But the 212-feet-high former railroad trestle itself is just the keystone of a much larger plan to make the Highland/Poughkeepsie corridor the nucleus of a pedestrian paradise that will be able to occupy active vacationers for a stay of more than just a day or two. Walkway was just recently linked to an extension of the Hudson Valley Rail Trail (HVRT) via a pedestrian bridge over Commercial Avenue, and week by week, exciting, visible progress is being made to expand access to that hiking corridor.
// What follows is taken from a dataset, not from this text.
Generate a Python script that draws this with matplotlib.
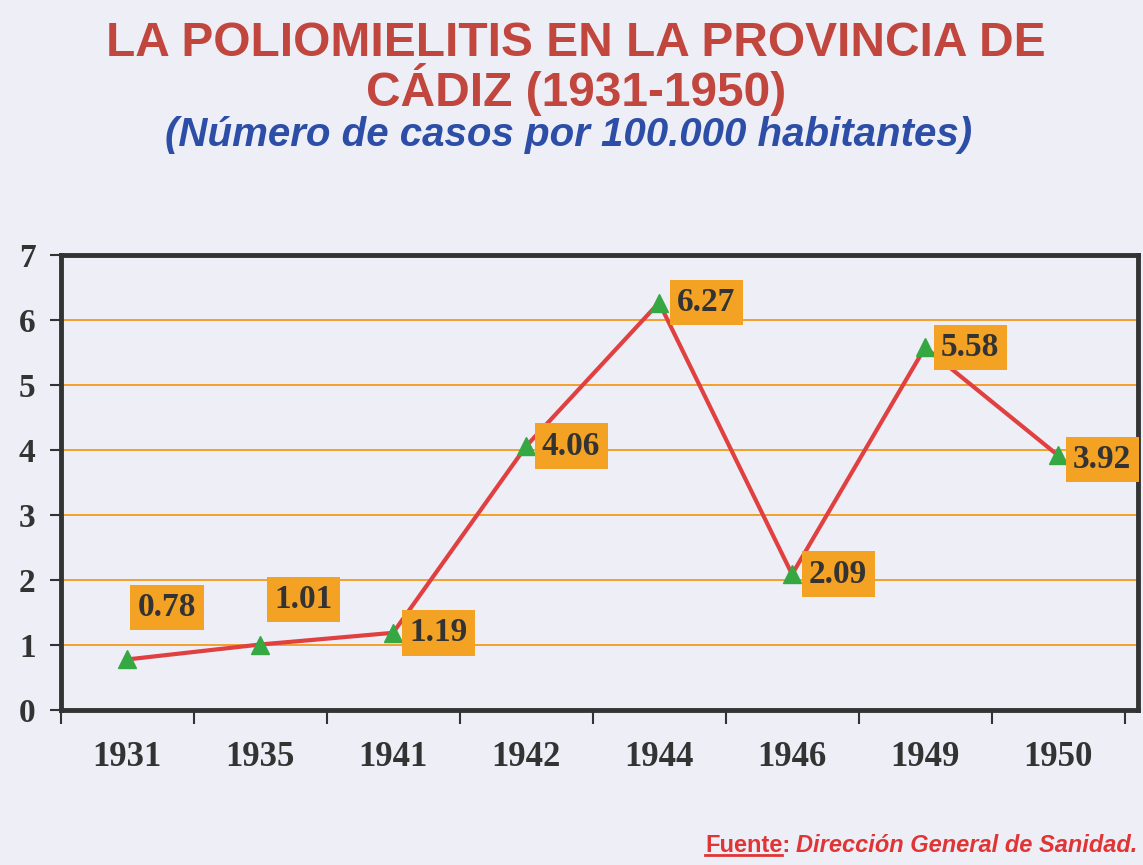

There’s now a wheelchair-friendly ramp leading up to the sidewalk from WVRT, right where it passes under Route 9W in the Highland hamlet – although this requires a drop-off by auto, since there is no parking immediately nearby, except for a sort of ad-hoc spot off Tillson Avenue just south of the Atlas Motor Lodge. There are, however, several better alternatives for parking, depending on how far you want to walk. You can hike the entire length of the WVRT – a little under four miles – by parking at Tony Williams Park, off New Paltz Road not far beyond the point where it diverges from Route 299. The next-farthest designated parking area, at the Highland Rotary Pavilion, is located at about the halfway point of the trail, on New Paltz Road near the intersection with South Chodikee Lake Road. (Note that at present, construction has closed New Paltz Road to through traffic near the Pancake Hollow Road crossroads; so if you’re coming from New Paltz via 299, make your right at South Chodikee instead.)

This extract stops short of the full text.